The solution, ultimately, is semi-persistent levels. These were implemented originally in Hengband. Semi-persistent levels are a compromise between the resets and wipes that non-persistence provide, with the stair-scumming prevention of persistent levels. With semi-persistent levels, all levels you visit persist, but are only accessible through the stairs you travelled to them from. With any other stairwell, up or down, you get a new level generated instead.

This ensures the dungeon is still infinite, because there are multiple sets of stairs exiting every level, but that you can visit any previous level by going back up the set of stairs you came down (or vice versa). You can't stair scum, because you just go back to the previous level you visited. But you aren't restricted in explorable dungeon scope, and the resource poor or badly laid out dungeon levels that the procedural content generation throws your way.

You can visualize a semi-persistent dungeon with your current level as the root node, and a branching tree of levels spreading away from it, with infinite leaves.

In part nine, I approach the end game.

5 comments:

Jick said...

Maybe I'm missing something about the semi-persistent method you described, but doesn't it have the same problem with dangerous edge-cases, just on a slightly different scale?

If the advantage of the stair-scummable system is that you can quickly escape a really tough edge-case level, how does the new model help with that? You can go back up to the previous level, but then you have to find another staircase down if you want another shot at a solvable new level.

So what happens when you run out of staircases, because every available one leads to a too-difficult level? Presumably there aren't an infinite number of exits from any given level, and since any given exit leads to a persistent new level, isn't the basic problem with persistence still there?

humpolec said...

jick - if I'm not mistaken, the levels are infinite because there are several up staircases too? So you can just each time find different up/down stairs to enter a new level, moving just between, say depths 4 an 5.

Mikolaj said...

> So what happens when you run out of staircases, because every available one leads to a too-difficult level?

It depends. AFAIK, in Hengband the persistent levels are forgotten when in town. So you just WOR out, WOR down and you can try your luck again.

If the levels are truly persistent, the case is not lost, too.

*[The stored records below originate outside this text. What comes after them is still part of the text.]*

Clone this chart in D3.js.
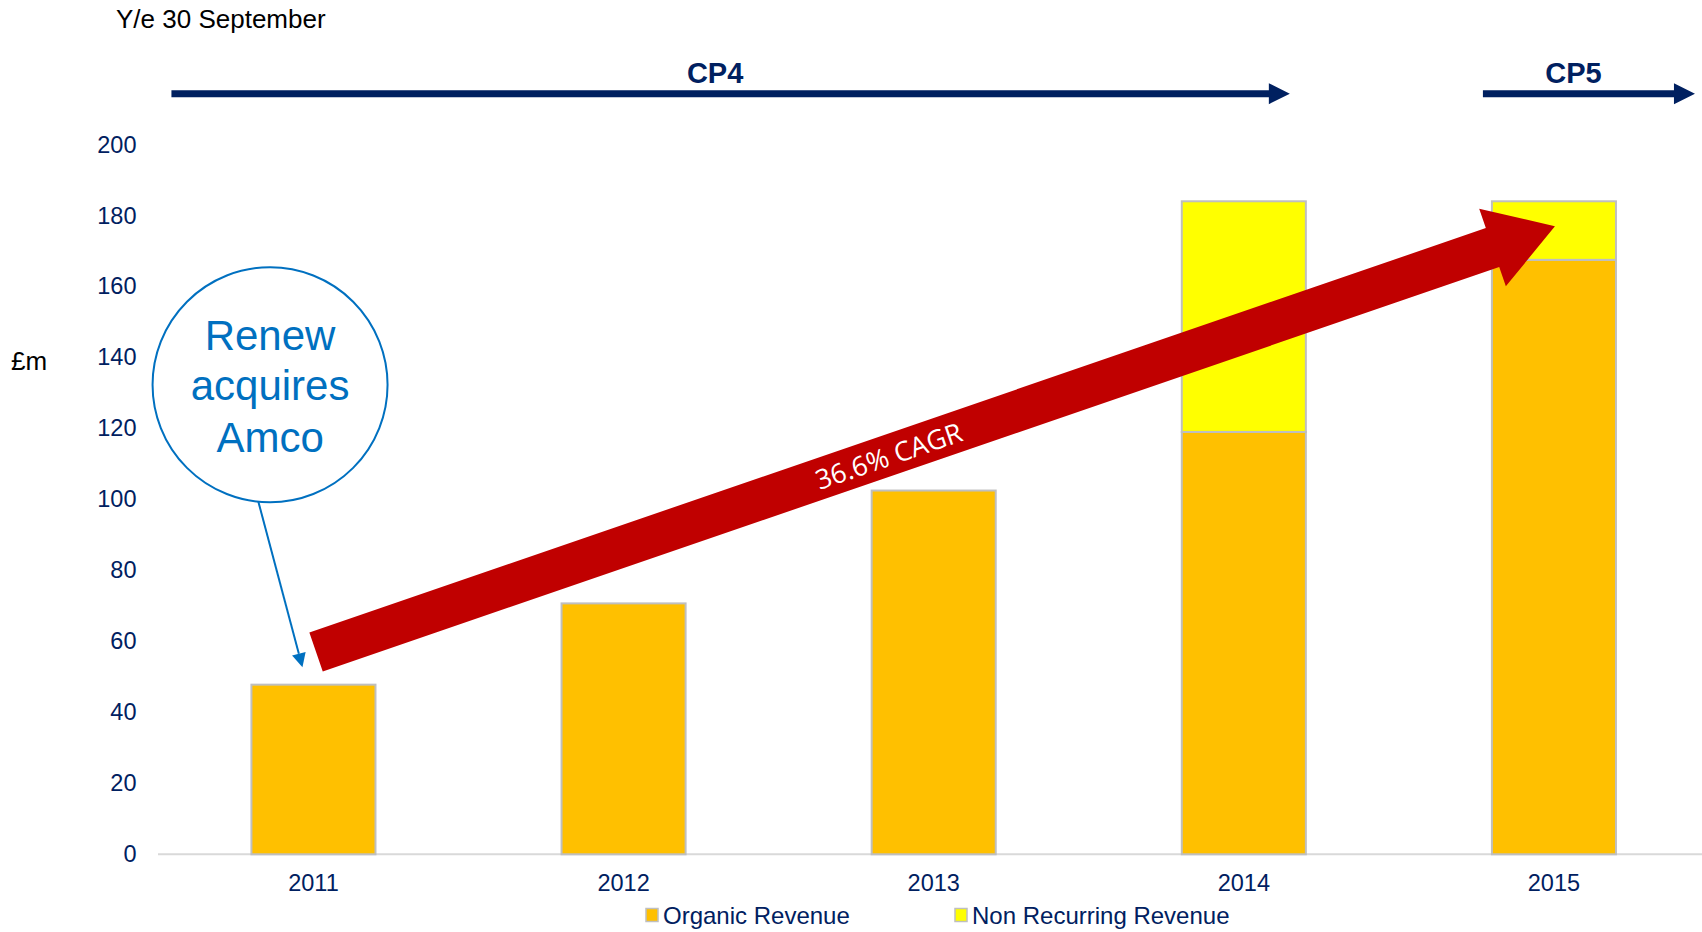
<!DOCTYPE html>
<html><head><meta charset="utf-8">
<script src="https://cdn.jsdelivr.net/npm/d3@7/dist/d3.min.js"></script>
<style>html,body{margin:0;padding:0;background:#fff;} svg{display:block;}</style>
</head><body>
<svg id="chart" width="1702" height="932"></svg>
<script>
// ---- data ----
const years = ["2011", "2012", "2013", "2014", "2015"];
const organicRevenue = [47.8, 70.7, 102.5, 119, 167.5];
const nonRecurringRevenue = [0, 0, 0, 65, 16.5];
const yTicks = [0, 20, 40, 60, 80, 100, 120, 140, 160, 180, 200];
const seriesNames = ["Organic Revenue", "Non Recurring Revenue"];
const periodLabels = ["CP4", "CP5"];
const periodFrom = ["2011", "2015"];
const periodTo = ["2014", "2015"];
const cagrLabel = "36.6% CAGR";
const cagrYears = ["2011", "2015"];
const cagrValues = [57, 177];
const calloutLines = ["Renew", "acquires", "Amco"];
const calloutYear = "2011";
const calloutCenterValue = 132.3;
const calloutTargetValue = 52.7;
const periodNote = "Y/e 30 September";
const unitLabel = "£m";

// ---- setup ----
const NAVY = "#002060", ORANGE = "#FFC000", YELLOW = "#FFFF00", RED = "#C00000", BLUE = "#0070C0";
const FONT = "'Liberation Sans', Arial, sans-serif";
const svg = d3.select("#chart");

const x = d3.scaleBand().domain(years).range([158.4, 1709]).paddingInner(0.6).paddingOuter(0.3);
const y = d3.scaleLinear().domain([0, 200]).range([854.3, 144.5]);
const bw = x.bandwidth();
const cx = yr => x(yr) + bw / 2;

const rows = years.map((yr, i) => ({ year: yr, organic: organicRevenue[i], nonrec: nonRecurringRevenue[i] }));
const stack = d3.stack().keys(["organic", "nonrec"]);
const series = stack(rows);
const fills = [ORANGE, YELLOW];

// baseline
svg.append("line").attr("x1", 158).attr("x2", 1702).attr("y1", y(0)).attr("y2", y(0))
  .attr("stroke", "#D9D9D9").attr("stroke-width", 2);

// bars
series.forEach((s, si) => {
  svg.append("g").selectAll("rect").data(s.filter(d => d[1] - d[0] > 0)).join("rect")
    .attr("x", d => x(d.data.year)).attr("width", bw)
    .attr("y", d => y(d[1])).attr("height", d => y(d[0]) - y(d[1]))
    .attr("fill", fills[si]).attr("stroke", "#BFBFBF").attr("stroke-width", 2);
});

// y axis
const yAxis = svg.append("g").attr("transform", "translate(145,0)")
  .call(d3.axisLeft(y).tickValues(yTicks).tickSize(0).tickPadding(8.5));
yAxis.select(".domain").remove();
yAxis.selectAll("text").attr("fill", NAVY).style("font-family", FONT).style("font-size", "23.5px");

// x axis
const xAxis = svg.append("g").attr("transform", `translate(0,${y(0)})`)
  .call(d3.axisBottom(x).tickSize(0).tickPadding(20));
xAxis.select(".domain").remove();
xAxis.selectAll("text").attr("fill", NAVY).style("font-family", FONT).style("font-size", "23.5px");

// top texts
svg.append("text").attr("x", 116).attr("y", 28).text(periodNote)
  .attr("fill", "#000").style("font-family", FONT).style("font-size", "26px");
svg.append("text").attr("x", 11).attr("y", 370).text(unitLabel)
  .attr("fill", "#000").style("font-family", FONT).style("font-size", "26px");

// period arrows
const periodStart = [x(periodFrom[0]) - 80, x(periodFrom[1]) - 9];
const periodEnd = [x(periodTo[0]) + bw - 16, x(periodTo[1]) + bw + 79];
periodLabels.forEach((lab, i) => {
  const x0 = periodStart[i], x1 = periodEnd[i], yy = 93.7, hl = 21, hh = 10.5, th = 7;
  svg.append("path")
    .attr("d", `M${x0},${yy - th / 2}L${x1 - hl},${yy - th / 2}L${x1 - hl},${yy - hh}L${x1},${yy}L${x1 - hl},${yy + hh}L${x1 - hl},${yy + th / 2}L${x0},${yy + th / 2}Z`)
    .attr("fill", NAVY);
  svg.append("text").attr("x", (x0 + x1 - hl) / 2 - 5).attr("y", 83).attr("text-anchor", "middle")
    .text(lab).attr("fill", NAVY).style("font-family", FONT).style("font-size", "29px").style("font-weight", "bold");
});

// CAGR arrow
{
  const tx = cx(cagrYears[0]) + 2.6, ty = y(cagrValues[0]);
  const hx = cx(cagrYears[1]) + 1, hy = y(cagrValues[1]);
  const L = Math.hypot(hx - tx, hy - ty);
  const ang = Math.atan2(hy - ty, hx - tx) * 180 / Math.PI;
  const sw = 20.6, hw = 41, hl = 66;
  const g = svg.append("g").attr("transform", `translate(${tx},${ty}) rotate(${ang})`);
  g.append("path")
    .attr("d", `M0,${-sw}L${L - hl},${-sw}L${L - hl},${-hw}L${L},0L${L - hl},${hw}L${L - hl},${sw}L0,${sw}Z`)
    .attr("fill", RED);
  g.append("text").attr("x", L * 0.462).attr("y", 0).attr("text-anchor", "middle")
    .attr("dominant-baseline", "central").text(cagrLabel)
    .attr("fill", "#fff").style("font-family", "'Open Sans', sans-serif").style("font-size", "27px");
}

// callout
{
  const ccx = cx(calloutYear) - 43.4, ccy = y(calloutCenterValue), r = 117.5;
  svg.append("circle").attr("cx", ccx).attr("cy", ccy).attr("r", r)
    .attr("fill", "none").attr("stroke", BLUE).attr("stroke-width", 2);
  const offs = [-35, 15, 67];
  calloutLines.forEach((t, i) => {
    svg.append("text").attr("x", ccx).attr("y", ccy + offs[i]).attr("text-anchor", "middle").text(t)
      .attr("fill", BLUE).style("font-family", FONT).style("font-size", "42px");
  });
  const sx = ccx - 11.7, sy = ccy + Math.sqrt(r * r - 11.7 * 11.7);
  const ex = cx(calloutYear) - 11, ey = y(calloutTargetValue);
  const a = Math.atan2(ey - sy, ex - sx), hlen = 14, hwid = 7;
  const bx = ex - hlen * Math.cos(a), by = ey - hlen * Math.sin(a);
  svg.append("line").attr("x1", sx).attr("y1", sy).attr("x2", bx).attr("y2", by)
    .attr("stroke", BLUE).attr("stroke-width", 2);
  svg.append("path")
    .attr("d", `M${ex},${ey}L${bx + hwid * Math.sin(a)},${by - hwid * Math.cos(a)}L${bx - hwid * Math.sin(a)},${by + hwid * Math.cos(a)}Z`)
    .attr("fill", BLUE);
}

// legend
const legendX = [646, 955];
seriesNames.forEach((name, i) => {
  svg.append("rect").attr("x", legendX[i]).attr("y", 908.5).attr("width", 12).attr("height", 13)
    .attr("fill", fills[i]).attr("stroke", "#BFBFBF").attr("stroke-width", 1.5);
  svg.append("text").attr("x", legendX[i] + 17).attr("y", 915).attr("dominant-baseline", "central")
    .text(name).attr("fill", NAVY).style("font-family", FONT).style("font-size", "24px");
});
</script>
</body></html>
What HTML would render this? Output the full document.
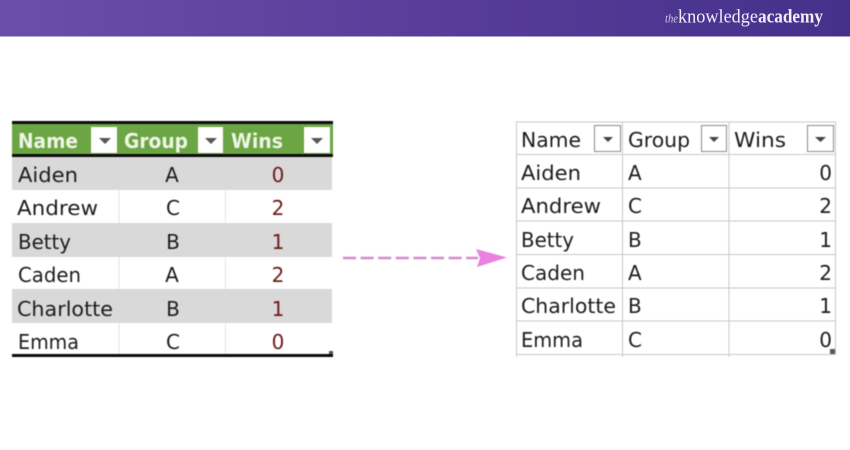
<!DOCTYPE html>
<html>
<head>
<meta charset="utf-8">
<style>
html,body{margin:0;padding:0;background:#fff;width:850px;height:450px;overflow:hidden}
svg{display:block}
.t{font-family:"DejaVu Sans","Liberation Sans",sans-serif;font-size:20px;fill:#1c1c1c}
.h{font-family:"DejaVu Sans","Liberation Sans",sans-serif;font-size:20px;font-weight:bold;fill:#eef5e6}
.r{fill:#6b1a14}
.b{filter:blur(.4px)}
</style>
</head>
<body>
<svg width="850" height="450" viewBox="0 0 850 450" xmlns="http://www.w3.org/2000/svg">
<defs>
<linearGradient id="bar" x1="0" x2="1" y1="0" y2="0">
<stop offset="0" stop-color="#6a4fa9"/>
<stop offset=".55" stop-color="#563c98"/>
<stop offset="1" stop-color="#45308a"/>
</linearGradient>
</defs>
<rect width="850" height="450" fill="#fff"/>
<rect width="850" height="36.500" fill="url(#bar)"/>
<text x="665" y="22.500" font-family="'Liberation Serif',serif" font-style="italic" font-size="13" fill="#cfc7e4" textLength="13" lengthAdjust="spacingAndGlyphs">the</text>
<text x="678" y="22.500" font-family="'Liberation Serif',serif" font-size="19" fill="#f1eef8" textLength="80" lengthAdjust="spacingAndGlyphs">knowledge</text>
<text x="758" y="22.500" font-family="'Liberation Serif',serif" font-size="19" font-weight="bold" fill="#f1eef8" textLength="65" lengthAdjust="spacingAndGlyphs">academy</text>

<g class="b">
<!-- left table -->
<rect x="12" y="124" width="321" height="30" fill="#6ca544"/>
<rect x="12" y="121" width="321" height="3" fill="#0c0c0c"/>
<rect x="12" y="154" width="321" height="3" fill="#0c0c0c"/>
<rect x="12" y="157" width="320" height="33" fill="#d9d9d9"/>
<rect x="12" y="223" width="320" height="34" fill="#d9d9d9"/>
<rect x="12" y="289" width="320" height="34" fill="#d9d9d9"/>
<rect x="12" y="354" width="321" height="3" fill="#0c0c0c"/>
<g fill="#e4e4e4">
<rect x="118.500" y="190" width="1" height="33"/><rect x="225" y="190" width="1" height="33"/>
<rect x="118.500" y="257" width="1" height="32"/><rect x="225" y="257" width="1" height="32"/>
<rect x="118.500" y="323" width="1" height="31"/><rect x="225" y="323" width="1" height="31"/>
</g>
<rect x="329" y="351" width="4" height="3" fill="#555"/>

<rect x="91" y="127" width="26" height="26" fill="#fff"/>
<rect x="198" y="127" width="25" height="26" fill="#fff"/>
<rect x="304" y="127" width="26" height="26" fill="#fff"/>
<g fill="#555">
<path d="M99 138h12l-6 6z"/>
<path d="M205 138h12l-6 6z"/>
<path d="M311 138h12l-6 6z"/>
</g>

<text class="h" x="18" y="148" textLength="60" lengthAdjust="spacingAndGlyphs">Name</text>
<text class="h" x="124" y="148" textLength="64" lengthAdjust="spacingAndGlyphs">Group</text>
<text class="h" x="231" y="148" textLength="52" lengthAdjust="spacingAndGlyphs">Wins</text>

<text class="t" x="18" y="182" textLength="60" lengthAdjust="spacingAndGlyphs">Aiden</text>
<text class="t" x="17" y="215" textLength="81" lengthAdjust="spacingAndGlyphs">Andrew</text>
<text class="t" x="18" y="249" textLength="53" lengthAdjust="spacingAndGlyphs">Betty</text>
<text class="t" x="18" y="282" textLength="63" lengthAdjust="spacingAndGlyphs">Caden</text>
<text class="t" x="17" y="316" textLength="96" lengthAdjust="spacingAndGlyphs">Charlotte</text>
<text class="t" x="18" y="349" textLength="61" lengthAdjust="spacingAndGlyphs">Emma</text>

<g text-anchor="middle">
<text class="t" x="172" y="182">A</text>
<text class="t" x="173" y="215">C</text>
<text class="t" x="173" y="249">B</text>
<text class="t" x="172" y="282">A</text>
<text class="t" x="173" y="316">B</text>
<text class="t" x="173" y="349">C</text>
<text class="t r" x="278" y="182">0</text>
<text class="t r" x="278" y="215">2</text>
<text class="t r" x="278" y="249">1</text>
<text class="t r" x="278" y="282">2</text>
<text class="t r" x="278" y="316">1</text>
<text class="t r" x="278" y="349">0</text>
</g>

<!-- arrow -->
<line x1="343" y1="258" x2="478" y2="258" stroke="#d58ac9" stroke-width="2.500" stroke-dasharray="13 4.600"/>
<path d="M476 249L507 257.500L477 267L480 258z" fill="#ea80e0"/>

<!-- right table -->
<g stroke="#c9c9c9" stroke-width="1" fill="none">
<path d="M516 122H836M516 154.500H836M516 188H836M516 221H836M516 254.500H836M516 288H836M516 321H836M516 354.500H836"/>
<path d="M516.500 122V357M622.500 122V357M729 122V357M835.500 122V354"/>
</g>
<g fill="#fff" stroke="#8a8a8a" stroke-width="1">
<rect x="594.500" y="125.500" width="26" height="26"/>
<rect x="701.500" y="125.500" width="25" height="26"/>
<rect x="807.500" y="125.500" width="26" height="26"/>
</g>
<g fill="#444">
<path d="M603 137h10l-5 5z"/>
<path d="M709 137h10l-5 5z"/>
<path d="M815 137h11l-5.500 5z"/>
</g>
<rect x="830" y="349" width="5" height="5" fill="#556"/>

<text class="t" x="521" y="147" textLength="60" lengthAdjust="spacingAndGlyphs">Name</text>
<text class="t" x="628" y="147" textLength="62" lengthAdjust="spacingAndGlyphs">Group</text>
<text class="t" x="734" y="147" textLength="52" lengthAdjust="spacingAndGlyphs">Wins</text>

<text class="t" x="521" y="180" textLength="60" lengthAdjust="spacingAndGlyphs">Aiden</text>
<text class="t" x="521" y="213" textLength="80" lengthAdjust="spacingAndGlyphs">Andrew</text>
<text class="t" x="521" y="247" textLength="53" lengthAdjust="spacingAndGlyphs">Betty</text>
<text class="t" x="521" y="280" textLength="64" lengthAdjust="spacingAndGlyphs">Caden</text>
<text class="t" x="521" y="313" textLength="95" lengthAdjust="spacingAndGlyphs">Charlotte</text>
<text class="t" x="521" y="347" textLength="62" lengthAdjust="spacingAndGlyphs">Emma</text>

<text class="t" x="628" y="180">A</text>
<text class="t" x="628" y="213">C</text>
<text class="t" x="628" y="247">B</text>
<text class="t" x="628" y="280">A</text>
<text class="t" x="628" y="313">B</text>
<text class="t" x="628" y="347">C</text>

<g text-anchor="end">
<text class="t" x="832" y="180">0</text>
<text class="t" x="832" y="213">2</text>
<text class="t" x="832" y="247">1</text>
<text class="t" x="832" y="280">2</text>
<text class="t" x="832" y="313">1</text>
<text class="t" x="832" y="347">0</text>
</g>
</g>
</svg>
</body>
</html>
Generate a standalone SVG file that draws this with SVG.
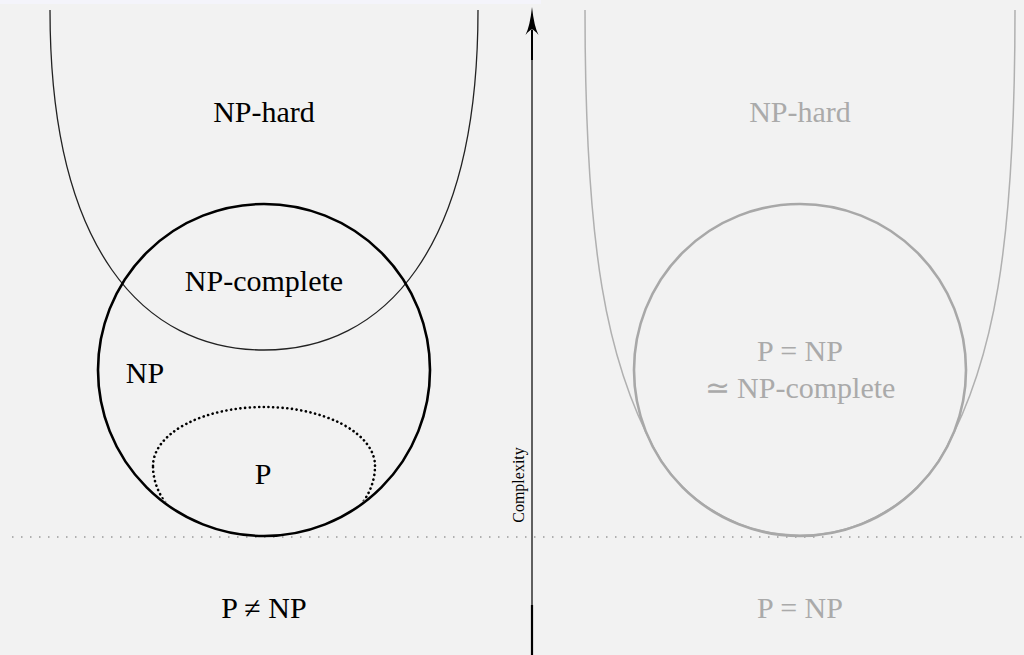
<svg xmlns="http://www.w3.org/2000/svg" width="1024" height="655" viewBox="0 0 1024 655">
<style>
.t{font-family:"Liberation Serif","Times New Roman",serif;font-size:30px;text-anchor:middle}
.k{fill:#000}
.g{fill:#aaaaaa}
</style>
<defs>
<clipPath id="npc"><circle cx="264" cy="370" r="164.5"/></clipPath>
</defs>
<rect x="0" y="0" width="1024" height="655" fill="#f2f2f2"/>
<rect x="0" y="0" width="541" height="4" fill="#f4f4fb"/>
<g id="connectors">
<line x1="12" y1="537" x2="1024" y2="537" stroke="#9a9a9a" stroke-width="1.5" stroke-dasharray="1.5 7.5"/>
<line x1="532" y1="30" x2="532" y2="655" stroke="#606060" stroke-width="2"/>
<line x1="532" y1="30" x2="532" y2="60" stroke="#000" stroke-width="2"/>
<line x1="532" y1="605" x2="532" y2="655" stroke="#000" stroke-width="2.2"/>
<path d="M532,7 Q534,26 538.5,35 Q534,29.5 532,29.5 Q530,29.5 525.5,35 Q530,26 532,7 Z" fill="#000"/>
<text x="524" y="485" transform="rotate(-90 524 485)" font-family="Liberation Serif, serif" font-size="16" text-anchor="middle" fill="#000">Complexity</text>
</g>
<g id="np-hard-left">
<path d="M50,10 C50,250 144,350 264,350 C384,350 478,250 478,10" fill="none" stroke="#222" stroke-width="1.3"/>
<text class="t k" x="264" y="122">NP-hard</text>
</g>
<g id="np-left">
<circle cx="264" cy="370" r="166" fill="none" stroke="#000" stroke-width="2.6"/>
<text class="t k" x="264" y="291">NP-complete</text>
<text class="t k" x="145" y="383">NP</text>
</g>
<g id="p-left">
<path d="M153,466 A111,59 0 0 1 375,466 A111,80 0 0 1 153,466 Z" fill="none" stroke="#000" stroke-width="2.6" stroke-linecap="round" stroke-dasharray="0.1 4.6" clip-path="url(#npc)"/>
<text class="t k" x="263" y="484">P</text>
</g>
<g id="label-left">
<text class="t k" x="264" y="618">P ≠ NP</text>
</g>
<g id="np-hard-right">
<path d="M585,10 C585,250 607,362.5 655,450 A166,166 0 0 0 945,450 C993,362.5 1015,250 1015,10" fill="none" stroke="#b0b0b0" stroke-width="1.5"/>
<text class="t g" x="800" y="122">NP-hard</text>
</g>
<g id="p-np-right">
<circle cx="800" cy="370" r="166" fill="none" stroke="#a8a8a8" stroke-width="2.6"/>
<text class="t g" x="800" y="361">P = NP</text>
<text class="t g" x="800" y="398">≃ NP-complete</text>
</g>
<g id="label-right">
<text class="t g" x="800" y="618">P = NP</text>
</g>
</svg>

Just WOR back to town, descend by foot to the original depth and you find a wholly new numerous (but finite) set of stairs to try. Perhaps a bit more in-character solution available to Unangband players would be to try some other dungeon, get tougher , buy some equipment with needed resists and get back to the previously hopeless situation to beat it.

Manu said...

Great article, very interesting. I've implemented persistant dungeons in my 7DRL Mines of Elderlore, with the following rules:

- the first level depends on a name; every time you provide this dungeon name, you get the same level

- each level have two downing stairs, and one upping stair (except first level with no upping stair, and 10th level with no downing one)

With those simple rules, given a dungeon name, you get 1+2+4+8+16+32+64+128+256+512 = 1023 different levels.

One other advantage of semi-persistent dungeons is comparing players games: starting conditions being the same, it is a good way to increase competition between players.

Anonymous said...

I agree that the semi-persistent dungeons seem like the ideal solution.